Menurut Feri, ada tiga syarat kekuasaan kehakiman yang merdeka, di antaranya merdeka dari kepentingan cabang kekuasaan lain baik di pemerintahan atau pun para politisi, merdeka dari ideologi politik apapun atau tekanan publik, dan merdeka dari kekuasaan lembaga kehakiman yang lebih tinggi.
“Hakim Pengadilan Negeri tidak boleh diintervensi oleh hakim Pengadilan Tinggi, hakim Pengadilan Tinggi tidak boleh diintervensi oleh hakim agung,” ujar Feri.
Dari konsep tersebut, Feri berpendapat tidak cocok konsep satu atap yang ada saat ini.
“Konsep satu atap lebih cocok untuk manajemen perkara, hakim tidak boleh dibawah kendali satu atap itu,” jelas Feri.
Lebih lanjut, Feri menjelaskan bahwa untuk mewujudkan kekuasaan kehakiman yang merdeka ada tiga syarat. Yang pertama sistem pemilihan dan pengangkatan hakim yang independen, kedua lama masa jabatan yang menjamin kemerdekaanya itu dan yang ketiga mekanisme pemberhentian hakim.
“Kewenangan lain KY dalam pasal 24B UUD 1945 adalah kewenangan lain yang diberikan undang-undang berkaitan dengan kewenangan untuk menjaga kehormatan dan marwah hakim. Bagaimana bisa dia mengawasi peradilan yang baik kalau KY tidak terlibat dalam proses seleksi,” jelas pria tamatan William and Mary Law School, Virginia, Amerika Serikat ini.

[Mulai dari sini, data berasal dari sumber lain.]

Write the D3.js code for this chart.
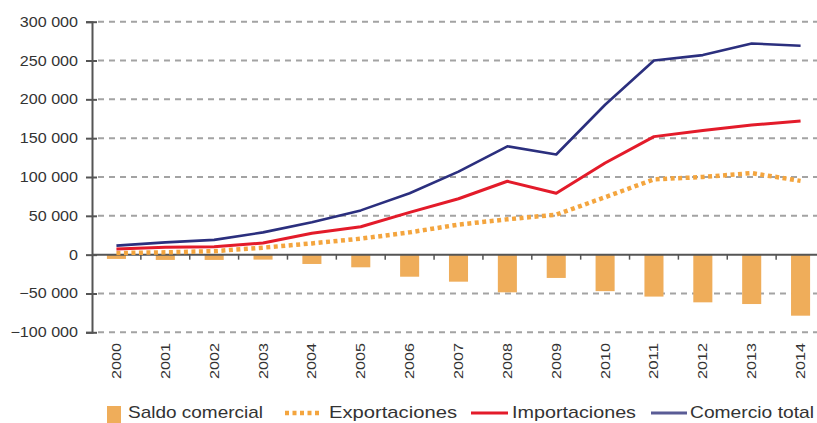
<!DOCTYPE html>
<html><head><meta charset="utf-8">
<script src="https://cdn.jsdelivr.net/npm/d3@7"></script>
<style>
html,body{margin:0;padding:0;background:#fff;}
svg{display:block;font-family:"Liberation Sans",Arial,sans-serif;}
</style></head>
<body><svg id="c" width="817" height="423"></svg>
<script>
const years = ["2000","2001","2002","2003","2004","2005","2006","2007","2008","2009","2010","2011","2012","2013","2014"];
const saldo = [-5500,-6800,-6800,-6400,-12000,-16300,-28400,-34800,-48500,-30000,-47000,-54000,-61400,-63600,-78600];
const exportaciones = [2000,3000,4500,9000,14500,20600,28700,38700,45500,51500,74000,97000,100000,105000,95000];
const importaciones = [7300,9400,10300,15000,27500,36000,54500,72000,94500,79000,118000,152000,160000,167000,172000];
const comercio = [11600,15800,19000,28700,41600,57000,79000,107000,139500,129000,193000,250000,257000,272000,269000];
const yTicks = [300000,250000,200000,150000,100000,50000,0,-50000,-100000];
const legendLabels = ["Saldo comercial","Exportaciones","Importaciones","Comercio total"];

const svg = d3.select("#c");
const x = d3.scaleBand().domain(years).range([92, 825]).paddingInner(0.61).paddingOuter(0.305);
const xc = d => x(d) + x.bandwidth()/2;
const y = d3.scaleLinear().domain([-100000, 300000]).range([332.3, 21.7]);
const fmt = v => v === 0 ? "0" : d3.format(",")(v).replace(/,/g, " ");

// gridlines
svg.append("g").selectAll("line").data(yTicks.filter(v => v !== 0)).join("line")
  .attr("x1", 98).attr("x2", 817).attr("y1", d => y(d)).attr("y2", d => y(d))
  .attr("stroke", "#a3a3a3").attr("stroke-width", 2).attr("stroke-dasharray", "6,5");

// bars
svg.append("g").selectAll("rect").data(years).join("rect")
  .attr("x", (d) => x(d)).attr("width", x.bandwidth())
  .attr("y", (d, i) => y(Math.max(0, saldo[i])))
  .attr("height", (d, i) => Math.abs(y(saldo[i]) - y(0)))
  .attr("fill", "#efad5a");

// y axis
const yAxis = svg.append("g").attr("transform", "translate(92,0)")
  .call(d3.axisLeft(y).tickValues(yTicks).tickFormat(fmt).tickSize(6).tickPadding(10));
yAxis.select(".domain").attr("stroke", "#555").attr("stroke-width", 2);
yAxis.selectAll(".tick line").attr("stroke", "#555").attr("stroke-width", 2).attr("x2", 5).attr("x1", -6);
yAxis.selectAll(".tick text").attr("font-size", 14).attr("fill", "#333").attr("x", -14)
  .attr("font-family", "'Liberation Sans',Arial,sans-serif");
yAxis.selectAll(".tick text").each(function(){ const l = this.getComputedTextLength(); d3.select(this).attr("textLength", l*1.15).attr("lengthAdjust","spacingAndGlyphs"); });

// zero line (x axis)
const xAxis = svg.append("g").attr("transform", `translate(0,${y(0)})`);
xAxis.append("line").attr("x1", 92).attr("x2", 817).attr("stroke", "#555").attr("stroke-width", 2);
xAxis.selectAll("line.tk").data(years.slice(1)).join("line").attr("class","tk")
  .attr("x1", d => x(d) - x.step()*x.paddingInner()/2).attr("x2", d => x(d) - x.step()*x.paddingInner()/2)
  .attr("y1", 0).attr("y2", 5).attr("stroke", "#555").attr("stroke-width", 1.5);

// year labels
svg.append("g").selectAll("text").data(years).join("text")
  .attr("transform", d => `translate(${xc(d)+4.5},343) rotate(-90)`)
  .attr("text-anchor", "end").attr("font-size", 13).attr("fill", "#333")
  .attr("textLength", 36).attr("lengthAdjust", "spacingAndGlyphs")
  .text(d => d);

// lines
const line = arr => d3.line().x((d, i) => xc(years[i])).y(d => y(d)).curve(d3.curveLinear)(arr);
svg.append("path").attr("d", line(exportaciones)).attr("fill", "none")
  .attr("stroke", "#f4a53e").attr("stroke-width", 4.5).attr("stroke-dasharray", "4,3.5");
svg.append("path").attr("d", line(importaciones)).attr("fill", "none")
  .attr("stroke", "#e31b2a").attr("stroke-width", 3).attr("stroke-linejoin", "round");
svg.append("path").attr("d", line(comercio)).attr("fill", "none")
  .attr("stroke", "#2b2f7e").attr("stroke-width", 2.6).attr("stroke-linejoin", "round");

// legend
const lg = svg.append("g");
lg.append("rect").attr("x", 107).attr("y", 406).attr("width", 14).attr("height", 17).attr("fill", "#efad5a");
lg.append("line").attr("x1", 285).attr("x2", 321).attr("y1", 413).attr("y2", 413)
  .attr("stroke", "#f4a53e").attr("stroke-width", 4.5).attr("stroke-dasharray", "4,3.5");
lg.append("line").attr("x1", 471).attr("x2", 508).attr("y1", 413).attr("y2", 413)
  .attr("stroke", "#e31b2a").attr("stroke-width", 3);
lg.append("line").attr("x1", 651).attr("x2", 687).attr("y1", 413).attr("y2", 413)
  .attr("stroke", "#5a5c96").attr("stroke-width", 3);
const lx = [128, 329, 512, 690];
const lw = [135, 128, 124, 124];
lg.selectAll("text").data(legendLabels).join("text")
  .attr("x", (d, i) => lx[i]).attr("y", 418).attr("font-size", 17).attr("fill", "#333")
  .attr("textLength", (d, i) => lw[i]).attr("lengthAdjust", "spacingAndGlyphs")
  .text(d => d);
</script></body></html>
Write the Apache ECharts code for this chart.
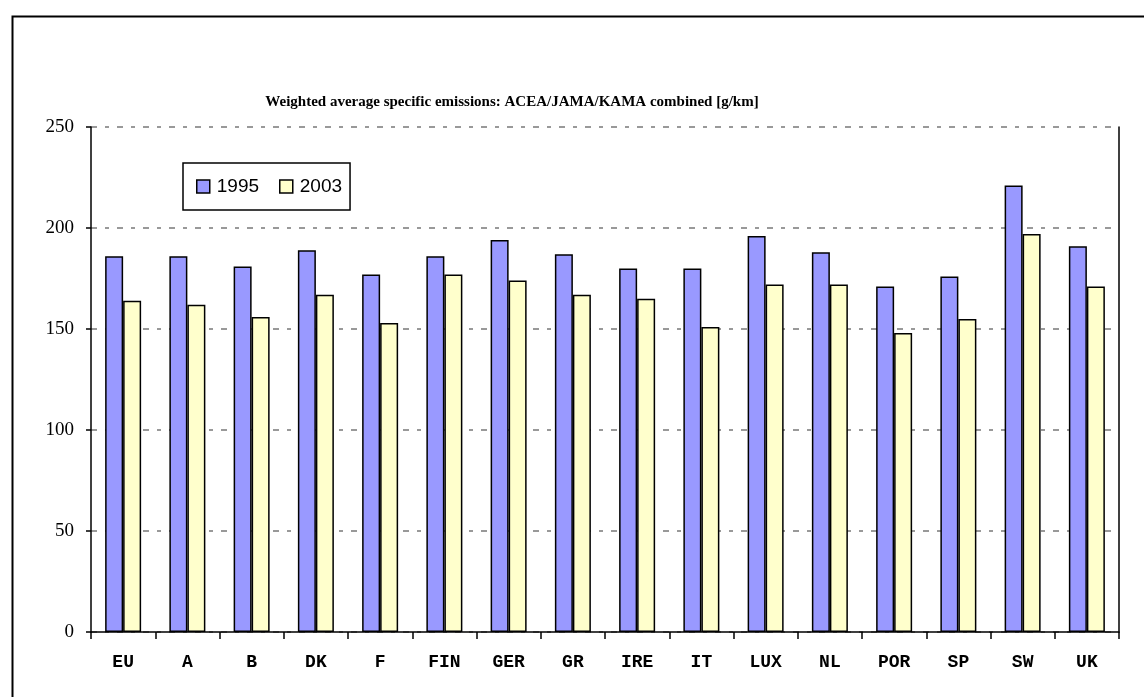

Kalau hakim dipilih untuk menghasilkan kekuasaan kehakiman yang merdeka, mestinya prosesnya juga merdeka dari berbagai aspek.
Terkait Rancangan Undang-Undang (RUU) Jabatan Hakim, Feri berpendapat, untuk masa lama jabatan hakim lebih cocok 70 puluh tahun atau seumur hidup dengan syarat dan ketentuan berlaku. Harus ada mekanisme pemberhentian hakim yang jelas.
"Mencari orang baik saja susah, sedikit jumlahnya, masa jabatannya cuma lima tahun," pungkas Feri.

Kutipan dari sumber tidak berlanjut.